The cost, which could be in the hundreds of millions of dollars, is to be shared equally between Russia and America. This cost, about 1 percent of that of the thinnest U.S. national missile defense system, is sufficiently small that other nations can contribute significantly in cash and in kind to see that the initiative does not die. They should offer to do so, without delay,

Does this affect missile defense? Greatly, but without eliminating it from consideration.

Supposing that there do exist ''rogue'' nations, immune to massive deterrence, their preparations for a surprise attack will be detected by JDEC since their weapons must be tested. These nations will then be the subject of intense diplomatic and economic pressures, of the sort that are already succeeding in taming North Korea and Iran.

If, even in the setting of a new regime of international restraint, they were to persist in testing, the question would be asked whether they have the right to threaten their neighbors with annihilation. If not, precision munitions could destroy their missile sites.

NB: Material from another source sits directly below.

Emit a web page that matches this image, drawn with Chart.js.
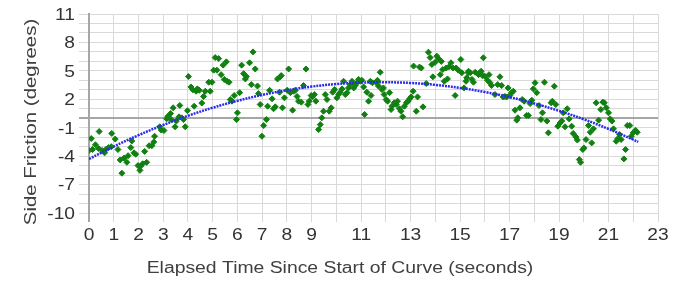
<!DOCTYPE html>
<html><head><meta charset="utf-8">
<script src="https://cdn.jsdelivr.net/npm/chart.js@4"></script>
<style>html,body{margin:0;padding:0;background:#fff}canvas{display:block}</style>
</head><body>
<canvas id="c" width="691" height="282"></canvas>
<script>
const timeSec = [
0.09,0.00,0.14,0.26,0.41,0.39,0.53,0.63,0.68,0.79,0.92,0.90,1.06,1.17,1.26,1.33,1.42,1.53,1.58,1.69,1.73,1.82,1.89,1.98,2.09,2.06,2.17,2.25,2.33,2.43,2.54,2.62,2.65,2.86,2.92,3.03,3.14,3.19,3.30,3.40,3.32,3.48,3.53,3.64,3.67,
3.75,3.82,3.89,3.98,4.02,4.12,4.20,4.25,4.33,4.38,4.46,4.56,4.63,4.70,4.84,4.90,4.97,5.04,5.10,5.17,5.24,5.34,5.42,5.47,5.55,5.58,5.66,5.71,5.78,5.87,5.96,6.00,6.09,6.17,6.25,6.32,6.36,6.49,6.56,6.63,6.72,6.81,6.85,6.92,6.99,7.06,7.17,7.22,7.30,7.40,7.46,7.53,7.62,7.70,
7.73,7.77,7.82,7.90,8.01,8.07,8.14,8.23,8.27,8.34,8.41,8.47,8.58,8.67,8.77,8.85,8.90,8.98,9.03,9.11,9.17,9.28,9.35,9.41,9.48,9.55,9.62,9.71,9.79,9.85,9.93,10.02,10.09,10.16,10.23,10.29,10.36,10.43,10.49,10.56,10.63,10.70,10.76,10.83,10.90,10.97,11.03,11.10,11.14,11.23,11.30,11.37,11.46,
11.40,11.60,11.66,11.77,11.70,11.84,11.90,11.93,12.01,12.07,12.15,12.21,12.25,12.34,12.42,12.47,12.55,12.61,12.68,12.75,12.83,12.90,12.96,13.02,13.10,13.12,13.23,13.28,13.36,13.43,13.50,13.63,13.72,13.79,13.86,13.90,13.99,14.06,14.13,14.20,14.24,14.30,14.36,14.44,14.49,14.55,14.63,14.71,14.80,14.84,14.93,15.03,15.07,15.16,15.24,15.33,
15.27,15.34,15.41,15.48,15.54,15.61,15.75,15.81,15.85,15.94,15.90,16.00,16.11,16.17,16.21,16.27,16.41,16.52,16.61,16.68,16.74,16.81,16.88,16.94,17.01,17.08,17.15,17.22,17.29,17.33,17.42,17.51,17.59,17.69,17.76,17.83,17.90,17.96,18.03,18.10,18.19,18.27,18.33,18.41,18.51,18.57,18.68,18.73,18.81,18.87,18.95,19.04,19.11,19.17,
19.24,19.33,19.41,19.51,19.57,19.68,19.74,19.82,19.87,19.96,20.01,20.09,20.19,20.26,20.32,20.39,20.50,20.60,20.69,20.77,20.83,20.91,21.00,21.07,21.14,21.20,21.31,21.37,21.45,21.51,21.62,21.69,21.76,21.86,21.92,22.00,22.09,22.16
];
const sideFriction = [
-2.14,-3.4,-3.3,-2.8,-1.4,-3.2,-3.4,-3.65,-3.3,-3.1,-1.6,-3.0,-2.2,-3.3,-4.4,-5.8,-4.2,-4.65,-3.95,-3.1,-2.4,-3.65,-3.8,-5.0,-5.05,-5.5,-4.8,-3.5,-4.65,-2.9,-2.9,-2.5,-1.9,-0.9,-1.25,-1.3,-0.06,0.2,0.5,1.1,-0.14,-0.9,-0.3,0.15,1.35,
0.04,-0.14,-0.9,0.8,4.4,3.3,3.0,1.27,2.85,3.1,2.95,1.6,2.3,2.85,3.8,2.85,3.8,5.07,6.4,5.07,6.3,4.6,5.6,4.1,5.95,3.9,3.8,1.97,1.8,2.4,-0.14,0.57,2.7,5.6,4.7,4.15,4.4,5.85,3.55,7.0,5.2,3.4,2.6,1.45,-1.9,-0.77,-0.14,1.27,2.95,2.05,1.0,1.2,4.15,2.75,
4.37,4.5,1.1,2.15,2.95,5.2,2.7,0.85,2.85,2.95,2.3,1.8,1.7,3.45,5.2,1.45,1.8,2.4,2.25,2.5,1.8,-1.2,-0.67,0.04,0.74,2.5,1.97,0.74,1.1,2.75,3.03,2.15,2.5,2.75,3.1,3.9,2.5,2.7,3.2,3.55,3.9,3.2,3.45,3.74,4.1,3.9,4.0,3.3,0.4,2.75,1.8,3.9,3.74,
2.4,3.8,4.0,4.85,3.4,3.03,3.2,2.5,1.97,1.8,2.7,0.92,1.27,1.63,1.45,1.8,1.0,0.74,0.15,1.27,1.63,1.8,2.05,2.25,2.85,5.5,0.74,2.25,5.4,5.3,1.2,3.66,6.97,6.4,5.67,4.37,5.9,6.55,6.27,4.6,6.0,5.14,3.9,5.3,4.15,5.43,5.85,5.3,2.4,5.3,5.07,6.2,4.8,3.2,3.9,4.8,
4.27,4.96,4.8,4.1,3.8,4.85,4.6,4.8,4.96,6.38,4.5,4.43,4.0,4.6,3.74,3.45,2.5,3.55,4.37,3.45,2.25,2.3,2.25,3.2,2.4,2.7,2.85,0.85,-0.2,0.04,1.1,1.97,1.8,0.29,0.29,1.55,1.9,3.1,3.74,2.7,1.34,-0.14,0.57,3.8,-0.3,-1.54,1.63,1.8,3.38,1.45,-0.84,-0.5,-0.3,0.57,
-0.9,1.0,-0.07,-0.84,-1.6,-1.97,-2.3,-4.36,-4.65,-3.3,-3.13,-2.25,-0.77,-1.48,-2.6,-1.12,1.63,-0.2,0.92,1.7,1.63,1.1,0.57,-0.07,-0.3,-1.12,-2.43,-2.17,-1.72,-2.25,-4.29,-3.3,-0.77,-0.77,-1.9,-1.54,-1.27,-1.48
];
const trendTime = [0,1,2,3,4,5,6,7,8,9,10,11,12,13,14,15,16,17,18,19,20,21,22,22.2];
const trendFriction = [-4.3,-2.99,-1.79,-0.71,0.26,1.11,1.84,2.46,2.96,3.34,3.61,3.76,3.8,3.72,3.52,3.2,2.77,2.23,1.56,0.78,-0.11,-1.13,-2.26,-2.5];
const xTickLabels = [0,1,2,3,4,5,6,7,8,9,11,13,15,17,19,21,23];
const yTickLabels = [-10,-7,-4,-1,2,5,8,11];
const xTitle = 'Elapsed Time Since Start of Curve (seconds)';
const yTitle = 'Side Friction (degrees)';

const scatterPts = timeSec.map((t,i)=>({x:t,y:sideFriction[i]}));
const trendPts = trendTime.map((t,i)=>({x:t,y:trendFriction[i]}));
const FAMILY = '"Liberation Sans", Arial, sans-serif';
const SX = 1.2; // horizontal text stretch seen in the reference
const gridColor = ctx => (ctx.tick && ctx.tick.value === 0) ? '#a6a6a6' : '#d9d9d9';
const gridWidth = ctx => (ctx.tick && ctx.tick.value === 0) ? 2 : 1;

function drawText(ctx, text, x, y, align, rot, sx) {
  ctx.save();
  ctx.translate(x, y);
  if (rot) ctx.rotate(rot);
  ctx.scale(sx, 1);
  ctx.textAlign = align;
  ctx.textBaseline = 'alphabetic';
  ctx.fillText(text, 0, 0);
  ctx.restore();
}

const labelPlugin = {
  id: 'axisText',
  afterDraw(chart) {
    const ctx = chart.ctx, xs = chart.scales.x, ys = chart.scales.y;
    ctx.save();
    ctx.fillStyle = '#333';
    ctx.font = '16px ' + FAMILY;
    ys.ticks.forEach((t, i) => {
      if (!yTickLabels.includes(t.value)) return;
      drawText(ctx, String(t.value), 75, ys.getPixelForTick(i) + 5.8, 'right', 0, SX);
    });
    xs.ticks.forEach((t, i) => {
      if (!xTickLabels.includes(t.value)) return;
      drawText(ctx, String(t.value), xs.getPixelForTick(i), 240, 'center', 0, SX);
    });
    ctx.fillStyle = '#404040';
    drawText(ctx, xTitle, 340, 273, 'center', 0, 1.21);
    ctx.font = '17px ' + FAMILY;
    drawText(ctx, yTitle, 36, 122, 'center', -Math.PI / 2, 1.2);
    ctx.restore();
  }
};

new Chart(document.getElementById('c'), {
  type:'scatter',
  data:{datasets:[
    {type:'line', data:trendPts, borderColor:'#2a2af0', borderWidth:2.5, borderDash:[2,1], pointRadius:0, tension:0.4, fill:false, order:0},
    {data:scatterPts, pointStyle:'rectRot', pointRadius:3, backgroundColor:'#118011', borderColor:'#118011', borderWidth:1, order:1}
  ]},
  plugins:[labelPlugin],
  options:{
    responsive:false, animation:false, devicePixelRatio:1,
    layout:{padding:{left:0,right:33,top:14,bottom:0}},
    plugins:{legend:{display:false}, tooltip:{enabled:false}},
    scales:{
      x:{type:'linear', min:0, max:23,
        afterFit: s => { s.height = 69; },
        border:{color:'#d9d9d9'},
        grid:{color:gridColor, lineWidth:gridWidth, tickLength:9},
        ticks:{stepSize:1, autoSkip:false, maxRotation:0, display:false},
        title:{display:false}
      },
      y:{type:'linear', min:-10, max:11,
        afterFit: s => { s.width = 89; },
        border:{color:'#a6a6a6', width:2},
        grid:{color:gridColor, lineWidth:gridWidth, tickLength:10},
        ticks:{stepSize:1, autoSkip:false, display:false},
        title:{display:false}
      }
    }
  }
});
</script>
</body></html>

Should the world be unready to take the civilized step of preventing small nations from making dire threats, on the plausible grounds that large nations still reserve the right to do so, then there is a form of missile defense that could be contemplated. This is the boost-phase system proposed by Mr. Putin.

Defensive missiles would be placed near the rogue state to intercept its offensive missiles. Mr. Putin proposes that these defenses be operated not by a single nation but jointly.

This boost-phase interception has the advantage that the missile is an easy target - multi-stage and blazing. Rocket scientists will be happy.

Strategically it means that retaliatory missiles hidden in the oceans or the hinterland of large nations are immune. The major powers should be satisfied.

There is nothing intrinsically wrong with defense. Only with defense that is unilateral and provocative, as national missile defense would be.

The writer, a professor at the University of Toronto and a Nobel Prize laureate in chemistry, is a member of a committee of the American Academy of Arts and Sciences in Boston that is studying the Joint Data Exchange Center. He adapted this personal comment for the International Herald Tribune from a longer article in The Globe and Mail.